Deeper than that, we can take assurance from the fact that God does all this for his defenseless people—“worm Jacob.” God called Abraham his “friend” in verse 8, and we were chosen to be his children by faith in Christ. So we can hold verse 10 to our trembling hearts as major events shake our world: “Do not fear, for I am with you; do not be afraid, for I am your God. I will strengthen you; I will help you; I will hold on to you with my righteous right hand.” What a powerful promise to cling to if a child is fighting for his life in an ICU, a woman suddenly becomes a widow one dreadful afternoon, or a weak Christian minority in a predominantly Muslim country sees their nation invaded by militant Islamic forces. God is controlling large and small events to ensure that not one of his elect will be lost but that all will come to final salvation through faith in Christ. There will come a day when God Omnipotent will have removed all of our foes forever (v. 12).

Reflect and Discuss

  1. How can we use God’s amazing ability to predict and control events of human history in witnessing to unbelievers?
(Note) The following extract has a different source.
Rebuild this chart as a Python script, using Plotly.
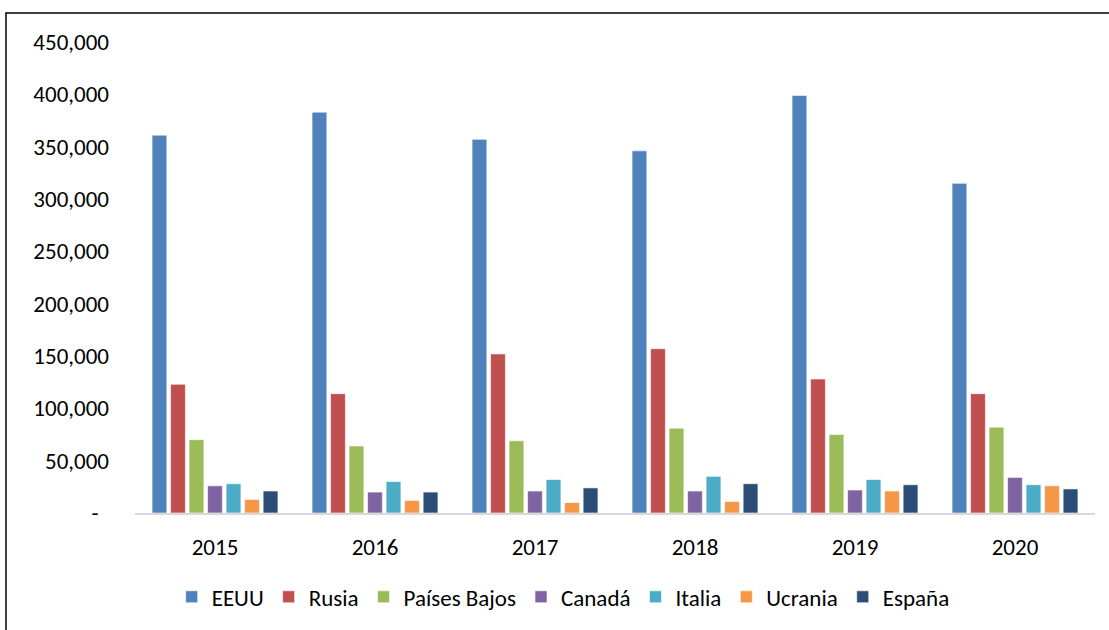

  2. What does the contest that God initiates with the idols show about his jealous nature over our hearts?
  3. How do verses 2-4 show God’s sovereign activity in the military success of Cyrus the Great? How does it connect with Acts 17:26?
  4. What does verse 4 mean to you when it says that God is with the first and the last of the generations in terms of sovereign control of human history?
  5. What is the significance of God calling Abraham his friend? How does it relate to Christ calling us “brothers” after his resurrection (John 20:17)?
  6. How would memorizing verse 10 and quoting it regularly to yourself help you in times of trial?
  7. What comfort do verses 11-16 give concerning our final vindication before our enemies?
  8. How do verses 17-20 (along with Isa 44:3) give us a sense of the Holy Spirit’s work of revival on dry, distant souls?
  9. How do verses 22-23 make it plain that only God can predict the future?
  10. As you look at the events of our time, how could Isaiah 41 be a special comfort to all Christians around the world?